**Problem to work on:** Quote from the first line below through the line that contains "const toPairs = (vals: number[])", both included, and leave the pictures out.

**Dataset content:**
▬▬▬

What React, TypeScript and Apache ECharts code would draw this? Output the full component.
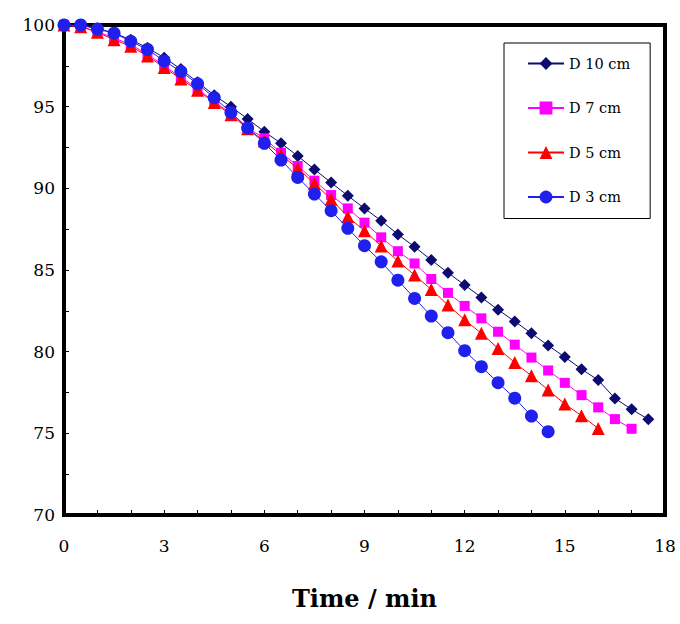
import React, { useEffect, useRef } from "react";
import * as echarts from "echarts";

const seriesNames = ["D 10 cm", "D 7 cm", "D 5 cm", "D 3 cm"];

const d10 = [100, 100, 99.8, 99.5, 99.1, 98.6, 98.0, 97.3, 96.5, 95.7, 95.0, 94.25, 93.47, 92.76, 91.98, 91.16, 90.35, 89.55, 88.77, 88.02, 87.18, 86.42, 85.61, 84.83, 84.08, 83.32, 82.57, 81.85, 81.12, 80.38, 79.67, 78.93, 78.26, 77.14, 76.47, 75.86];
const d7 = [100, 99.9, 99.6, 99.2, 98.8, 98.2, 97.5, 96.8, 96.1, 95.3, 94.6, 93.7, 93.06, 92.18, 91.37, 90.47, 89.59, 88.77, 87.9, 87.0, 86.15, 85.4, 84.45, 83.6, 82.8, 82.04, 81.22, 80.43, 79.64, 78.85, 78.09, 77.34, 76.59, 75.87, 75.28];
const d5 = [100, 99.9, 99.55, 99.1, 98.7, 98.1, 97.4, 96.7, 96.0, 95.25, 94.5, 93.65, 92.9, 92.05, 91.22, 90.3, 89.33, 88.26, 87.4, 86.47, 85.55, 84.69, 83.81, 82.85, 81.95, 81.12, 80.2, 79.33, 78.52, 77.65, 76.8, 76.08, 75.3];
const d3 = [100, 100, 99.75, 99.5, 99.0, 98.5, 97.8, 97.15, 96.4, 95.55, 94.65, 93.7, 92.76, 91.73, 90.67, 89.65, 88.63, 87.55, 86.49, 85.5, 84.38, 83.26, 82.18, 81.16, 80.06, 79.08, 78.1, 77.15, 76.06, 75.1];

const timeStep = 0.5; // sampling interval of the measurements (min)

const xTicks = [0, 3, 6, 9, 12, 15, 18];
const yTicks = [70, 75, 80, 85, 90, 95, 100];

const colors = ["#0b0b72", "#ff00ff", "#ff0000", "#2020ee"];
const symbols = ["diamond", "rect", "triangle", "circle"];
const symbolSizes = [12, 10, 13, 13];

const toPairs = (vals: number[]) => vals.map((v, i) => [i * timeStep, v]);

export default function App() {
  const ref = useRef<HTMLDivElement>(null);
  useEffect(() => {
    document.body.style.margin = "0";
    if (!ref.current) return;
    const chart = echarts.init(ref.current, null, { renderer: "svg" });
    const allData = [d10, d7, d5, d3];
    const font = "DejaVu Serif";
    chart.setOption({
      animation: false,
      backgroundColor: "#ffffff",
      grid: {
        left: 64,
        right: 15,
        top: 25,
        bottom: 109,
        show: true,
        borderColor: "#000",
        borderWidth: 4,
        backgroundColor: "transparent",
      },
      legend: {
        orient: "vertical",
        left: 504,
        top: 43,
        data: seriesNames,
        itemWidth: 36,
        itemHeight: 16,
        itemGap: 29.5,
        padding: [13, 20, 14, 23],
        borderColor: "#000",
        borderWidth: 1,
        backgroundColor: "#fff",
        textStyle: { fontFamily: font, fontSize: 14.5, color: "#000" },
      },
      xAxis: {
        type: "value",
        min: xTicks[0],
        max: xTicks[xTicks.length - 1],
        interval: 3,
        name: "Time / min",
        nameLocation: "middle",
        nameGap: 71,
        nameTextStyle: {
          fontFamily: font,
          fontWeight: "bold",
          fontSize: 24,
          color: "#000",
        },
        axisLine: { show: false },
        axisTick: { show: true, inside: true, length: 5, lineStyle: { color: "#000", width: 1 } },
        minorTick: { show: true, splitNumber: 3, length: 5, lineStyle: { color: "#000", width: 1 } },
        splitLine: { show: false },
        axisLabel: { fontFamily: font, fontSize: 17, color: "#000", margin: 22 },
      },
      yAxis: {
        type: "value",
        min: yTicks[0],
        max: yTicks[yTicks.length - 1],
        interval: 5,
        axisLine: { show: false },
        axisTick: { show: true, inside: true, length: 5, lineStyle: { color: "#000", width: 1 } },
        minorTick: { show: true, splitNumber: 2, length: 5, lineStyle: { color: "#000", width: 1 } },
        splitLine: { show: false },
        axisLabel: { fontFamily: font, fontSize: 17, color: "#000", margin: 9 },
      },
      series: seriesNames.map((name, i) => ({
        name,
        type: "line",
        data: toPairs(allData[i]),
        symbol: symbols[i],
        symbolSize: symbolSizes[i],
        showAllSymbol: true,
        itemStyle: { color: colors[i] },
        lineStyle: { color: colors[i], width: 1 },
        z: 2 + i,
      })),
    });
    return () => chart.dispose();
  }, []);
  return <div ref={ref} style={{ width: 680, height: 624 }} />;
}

▬▬▬

**Written answer:**
What React, TypeScript and Apache ECharts code would draw this? Output the full component.
import React, { useEffect, useRef } from "react";
import * as echarts from "echarts";

const seriesNames = ["D 10 cm", "D 7 cm", "D 5 cm", "D 3 cm"];

const d10 = [100, 100, 99.8, 99.5, 99.1, 98.6, 98.0, 97.3, 96.5, 95.7, 95.0, 94.25, 93.47, 92.76, 91.98, 91.16, 90.35, 89.55, 88.77, 88.02, 87.18, 86.42, 85.61, 84.83, 84.08, 83.32, 82.57, 81.85, 81.12, 80.38, 79.67, 78.93, 78.26, 77.14, 76.47, 75.86];
const d7 = [100, 99.9, 99.6, 99.2, 98.8, 98.2, 97.5, 96.8, 96.1, 95.3, 94.6, 93.7, 93.06, 92.18, 91.37, 90.47, 89.59, 88.77, 87.9, 87.0, 86.15, 85.4, 84.45, 83.6, 82.8, 82.04, 81.22, 80.43, 79.64, 78.85, 78.09, 77.34, 76.59, 75.87, 75.28];
const d5 = [100, 99.9, 99.55, 99.1, 98.7, 98.1, 97.4, 96.7, 96.0, 95.25, 94.5, 93.65, 92.9, 92.05, 91.22, 90.3, 89.33, 88.26, 87.4, 86.47, 85.55, 84.69, 83.81, 82.85, 81.95, 81.12, 80.2, 79.33, 78.52, 77.65, 76.8, 76.08, 75.3];
const d3 = [100, 100, 99.75, 99.5, 99.0, 98.5, 97.8, 97.15, 96.4, 95.55, 94.65, 93.7, 92.76, 91.73, 90.67, 89.65, 88.63, 87.55, 86.49, 85.5, 84.38, 83.26, 82.18, 81.16, 80.06, 79.08, 78.1, 77.15, 76.06, 75.1];

const timeStep = 0.5; // sampling interval of the measurements (min)

const xTicks = [0, 3, 6, 9, 12, 15, 18];
const yTicks = [70, 75, 80, 85, 90, 95, 100];

const colors = ["#0b0b72", "#ff00ff", "#ff0000", "#2020ee"];
const symbols = ["diamond", "rect", "triangle", "circle"];
const symbolSizes = [12, 10, 13, 13];

const toPairs = (vals: number[]) => vals.map((v, i) => [i * timeStep, v]);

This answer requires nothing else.